We may never crack this case: a small school district in West Texas that offers no sex education whatsoever is experiencing a large outbreak of chlamydia. How could this possibly have happened?
According to KWES, the Crane Independent School District sent letters to parents confirming a chlamydia outbreak in the district. (Chlamydia has few to no symptoms, but can cause infertility in women if left untreated.) NBC DFW says the letter was sent only to to the high school, which has an enrollment of about 300 students. One man told KWES, “I mean I have a kid, honestly I don’t want my kid growing up in an area where nasty stuff like that happens.”
That is... perhaps not only the only lesson we can draw take from this.

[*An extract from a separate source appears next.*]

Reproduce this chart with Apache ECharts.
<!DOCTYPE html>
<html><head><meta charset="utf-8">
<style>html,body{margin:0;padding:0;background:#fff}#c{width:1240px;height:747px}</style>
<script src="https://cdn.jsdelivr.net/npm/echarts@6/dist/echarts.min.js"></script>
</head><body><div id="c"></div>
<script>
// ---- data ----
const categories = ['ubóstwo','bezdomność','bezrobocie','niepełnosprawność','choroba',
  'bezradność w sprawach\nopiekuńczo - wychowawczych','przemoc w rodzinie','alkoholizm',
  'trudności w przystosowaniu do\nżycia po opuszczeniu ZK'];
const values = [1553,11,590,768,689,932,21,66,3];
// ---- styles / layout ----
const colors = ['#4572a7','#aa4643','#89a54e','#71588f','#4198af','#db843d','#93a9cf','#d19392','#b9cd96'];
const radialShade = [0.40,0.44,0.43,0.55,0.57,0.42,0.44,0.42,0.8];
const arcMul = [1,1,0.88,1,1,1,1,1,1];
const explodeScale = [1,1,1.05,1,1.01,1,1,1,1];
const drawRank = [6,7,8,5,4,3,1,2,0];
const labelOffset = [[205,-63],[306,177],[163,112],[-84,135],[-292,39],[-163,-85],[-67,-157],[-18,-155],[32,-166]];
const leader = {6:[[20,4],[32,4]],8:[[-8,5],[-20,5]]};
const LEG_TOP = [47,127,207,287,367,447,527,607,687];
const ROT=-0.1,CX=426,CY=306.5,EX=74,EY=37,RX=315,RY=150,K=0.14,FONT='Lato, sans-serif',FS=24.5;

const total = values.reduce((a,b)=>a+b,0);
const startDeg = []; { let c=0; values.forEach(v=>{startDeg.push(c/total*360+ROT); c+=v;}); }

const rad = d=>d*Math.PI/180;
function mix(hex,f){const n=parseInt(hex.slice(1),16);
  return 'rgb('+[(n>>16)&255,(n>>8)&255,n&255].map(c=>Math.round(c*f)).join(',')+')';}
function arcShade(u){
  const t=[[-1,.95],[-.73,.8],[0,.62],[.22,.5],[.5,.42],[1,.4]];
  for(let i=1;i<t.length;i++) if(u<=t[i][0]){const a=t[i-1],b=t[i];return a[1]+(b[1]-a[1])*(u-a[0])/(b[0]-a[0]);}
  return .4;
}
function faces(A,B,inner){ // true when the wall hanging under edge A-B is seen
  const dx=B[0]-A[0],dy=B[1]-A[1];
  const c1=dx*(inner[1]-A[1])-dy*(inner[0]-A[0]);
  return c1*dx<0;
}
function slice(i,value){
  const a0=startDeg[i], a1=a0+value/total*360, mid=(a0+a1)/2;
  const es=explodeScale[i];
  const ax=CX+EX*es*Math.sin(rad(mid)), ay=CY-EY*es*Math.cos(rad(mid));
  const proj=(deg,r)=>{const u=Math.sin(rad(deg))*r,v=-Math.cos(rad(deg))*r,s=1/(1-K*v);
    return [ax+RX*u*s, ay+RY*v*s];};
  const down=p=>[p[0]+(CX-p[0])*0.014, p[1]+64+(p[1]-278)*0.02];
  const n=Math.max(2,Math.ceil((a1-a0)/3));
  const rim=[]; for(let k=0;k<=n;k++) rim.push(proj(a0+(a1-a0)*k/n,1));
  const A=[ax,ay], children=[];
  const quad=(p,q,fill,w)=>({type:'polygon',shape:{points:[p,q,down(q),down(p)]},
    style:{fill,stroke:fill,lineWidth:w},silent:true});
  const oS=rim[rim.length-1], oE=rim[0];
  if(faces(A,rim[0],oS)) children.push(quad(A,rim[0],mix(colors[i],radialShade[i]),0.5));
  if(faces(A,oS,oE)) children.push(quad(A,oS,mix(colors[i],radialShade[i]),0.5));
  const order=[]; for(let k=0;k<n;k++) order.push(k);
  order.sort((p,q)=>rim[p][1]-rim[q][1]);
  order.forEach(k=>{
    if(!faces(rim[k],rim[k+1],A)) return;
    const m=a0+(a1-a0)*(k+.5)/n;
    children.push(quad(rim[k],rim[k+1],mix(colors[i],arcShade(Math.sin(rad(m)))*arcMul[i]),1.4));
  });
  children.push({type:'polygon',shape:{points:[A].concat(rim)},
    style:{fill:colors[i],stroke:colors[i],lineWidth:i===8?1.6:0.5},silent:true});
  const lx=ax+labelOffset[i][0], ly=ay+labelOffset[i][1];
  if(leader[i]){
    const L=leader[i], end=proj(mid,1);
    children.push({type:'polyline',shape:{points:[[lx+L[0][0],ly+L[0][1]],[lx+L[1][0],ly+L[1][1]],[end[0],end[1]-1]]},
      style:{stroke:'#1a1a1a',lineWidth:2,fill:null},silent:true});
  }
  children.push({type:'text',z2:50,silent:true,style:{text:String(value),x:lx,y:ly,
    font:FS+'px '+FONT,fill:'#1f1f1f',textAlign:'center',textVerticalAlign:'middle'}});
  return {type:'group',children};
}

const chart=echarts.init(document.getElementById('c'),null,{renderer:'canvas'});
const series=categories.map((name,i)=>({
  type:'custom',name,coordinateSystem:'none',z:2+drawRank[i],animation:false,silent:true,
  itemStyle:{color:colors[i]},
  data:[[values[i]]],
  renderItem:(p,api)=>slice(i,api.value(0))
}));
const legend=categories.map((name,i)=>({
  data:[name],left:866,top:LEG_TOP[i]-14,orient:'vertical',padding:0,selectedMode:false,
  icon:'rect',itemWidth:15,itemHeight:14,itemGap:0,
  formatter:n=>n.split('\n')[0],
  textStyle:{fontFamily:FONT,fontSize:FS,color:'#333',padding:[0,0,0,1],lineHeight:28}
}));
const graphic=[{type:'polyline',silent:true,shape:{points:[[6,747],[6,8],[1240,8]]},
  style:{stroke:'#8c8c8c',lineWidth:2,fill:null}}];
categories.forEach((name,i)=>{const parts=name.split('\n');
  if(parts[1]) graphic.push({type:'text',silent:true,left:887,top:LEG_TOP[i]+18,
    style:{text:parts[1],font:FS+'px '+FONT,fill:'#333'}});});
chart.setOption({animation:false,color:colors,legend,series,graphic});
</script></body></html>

Raw Story points out that Crane ISD offers no sex education. The 2014-2015 student handbook says that Crane “does not offer a curriculum in human sexuality,” but if one is adopted, it would be an abstinence-based curriculum. (In a slightly conflicting statement, the local CBS affiliate says that Crane does currently offer three days of sex ed for high school students, which definitely seems to be working.)

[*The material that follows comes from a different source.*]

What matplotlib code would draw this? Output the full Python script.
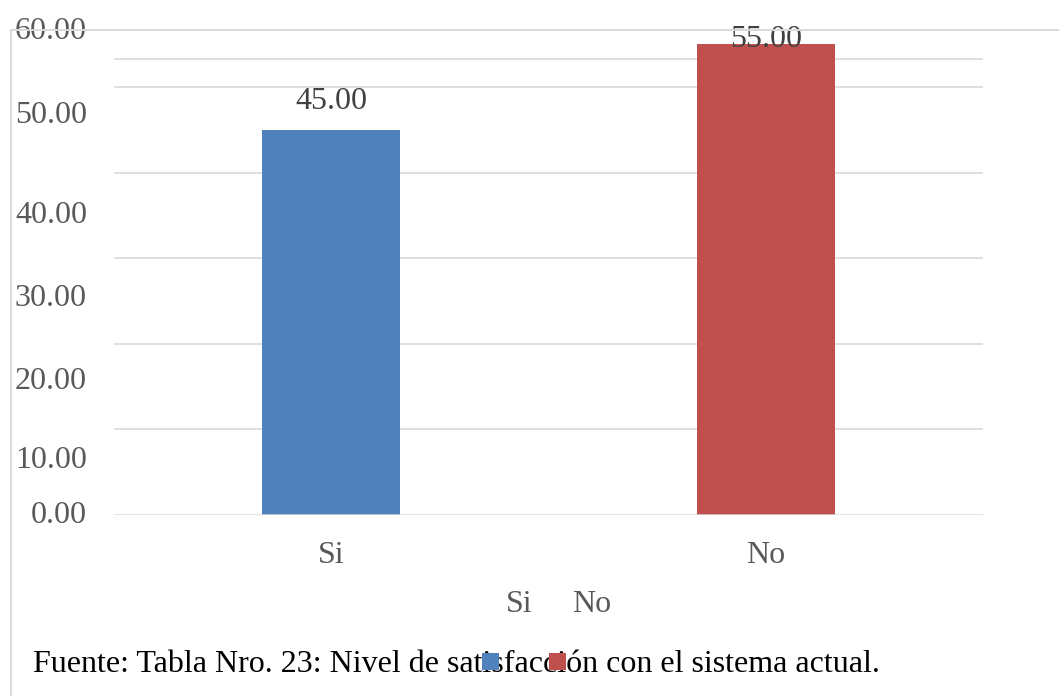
import matplotlib
matplotlib.use("Agg")
import matplotlib.pyplot as plt
from matplotlib.lines import Line2D
from matplotlib.patches import Rectangle

# Data
categories = ["Si", "No"]
values = [45.00, 55.00]
colors = ["#4F81BD", "#C0504D"]
gridline_values = [0, 10, 20, 30, 40, 50, 53.3]
ytick_labels = ["60.00", "50.00", "40.00", "30.00", "20.00", "10.00", "0.00"]
footer = "Fuente: Tabla Nro. 23: Nivel de satisfacción con el sistema actual."

W, H = 1059, 696
FS = 23.0
plt.rcParams["font.family"] = ["Liberation Serif", "DejaVu Serif"]
fig = plt.figure(figsize=(W / 100, H / 100), dpi=100)

def fx(px):
    return px / W

def fy(py):
    return 1 - py / H

# plot area: x 114..983 px, zero line at 514.5 px, 60 at 1.5 px
ax = fig.add_axes([fx(114), fy(514.5), fx(983) - fx(114), fy(1.5) - fy(514.5)])
ax.set_xlim(-0.5, 1.5)
ax.set_ylim(0, 60)
for s in ax.spines.values():
    s.set_visible(False)

# horizontal gridlines
ax.hlines(gridline_values[1:], -0.5, 1.5, colors="#D9D9D9", linewidth=1.2, zorder=0)
ax.axhline(gridline_values[0], color="#D9D9D9", linewidth=1.8, zorder=3)

x = list(range(len(categories)))
bars = ax.bar(x, values, width=0.318, color=colors, zorder=2)

# value labels
label_offsets = [20.5, 3.5]  # points above bar top
for xi, v, off in zip(x, values, label_offsets):
    ax.annotate(f"{v:.2f}", xy=(xi, v), xytext=(0, off), textcoords="offset points",
                ha="center", va="center", fontsize=FS, color="#404040", zorder=4)

# category axis
ax.set_xticks(x, labels=categories)
ax.tick_params(axis="x", length=0, pad=19, labelsize=FS, labelcolor="#595959")

# value axis labels
ytick_pos = [56.9, 47.1, 35.4, 25.7, 16.0, 6.7, 0.3]
ax.set_yticks(ytick_pos, labels=ytick_labels)
ax.tick_params(axis="y", length=0, pad=19.5, labelsize=FS, labelcolor="#595959")

# chart area border (top and left)
fig.add_artist(Line2D([fx(11), fx(1059)], [fy(30), fy(30)], color="#D9D9D9", linewidth=1.4))
fig.add_artist(Line2D([fx(11), fx(11)], [fy(30), fy(696)], color="#D9D9D9", linewidth=1.4))

# legend
legend_text_x = [519, 592]
legend_box_x = [482, 549]
for name, col, tx, bx in zip(categories, colors, legend_text_x, legend_box_x):
    fig.text(fx(tx), fy(604), name, ha="center", va="center", fontsize=FS, color="#595959")
    fig.add_artist(Rectangle((fx(bx), fy(670)), fx(17), 17 / H, facecolor=col,
                             edgecolor="none", transform=fig.transFigure, zorder=5))

# source note
fig.text(fx(33), fy(664), footer, ha="left", va="center", fontsize=FS, color="black")

fig.savefig("out.png", dpi=100)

Every school district in Texas has a Student Health Advisory Committee that meets to make decisions about health curriculum (in reality, virtually all they discuss is sex ed and occasionally nutrition). According to CBS, Crane ISD’s SHAC is planning to meet to talk about whether they need more than ten minutes of sex ed.
Even if they do adopt a sex ed program, Texas’ abstinence-based sex ed programs can be almost bizarrely unhelpful, relying heavily on reminders that condoms aren’t always 100 percent effective and weird metaphors about how having sex is like unwrapping a beautiful present to leave only torn paper behind. Raw Story also points out that in 2012, Crane’s SHAC recommended a sex ed program called “Worth the Wait” for its students. As recently as 2010, according to a Dallas Observer article I wrote, Worth the Wait used to be a strictly abstinence-only program, using the following metaphor for how dangerous and wrong sex is:
“Getting involved in a physical relationship with someone can be like the pot of boiling water. First, you start kissing and then hands start roaming and then, oops! Sex just kind of happens!”
More recently, Worth the Wait claimed it was shifting away from abstinence and towards a “risk-factor avoidance” model. According to its publisher, Scott and White, discussing contraception under the new system is still optional for middle school students; the high school and middle school curricula, as is required by Texas state law, both focus primarily on abstinence.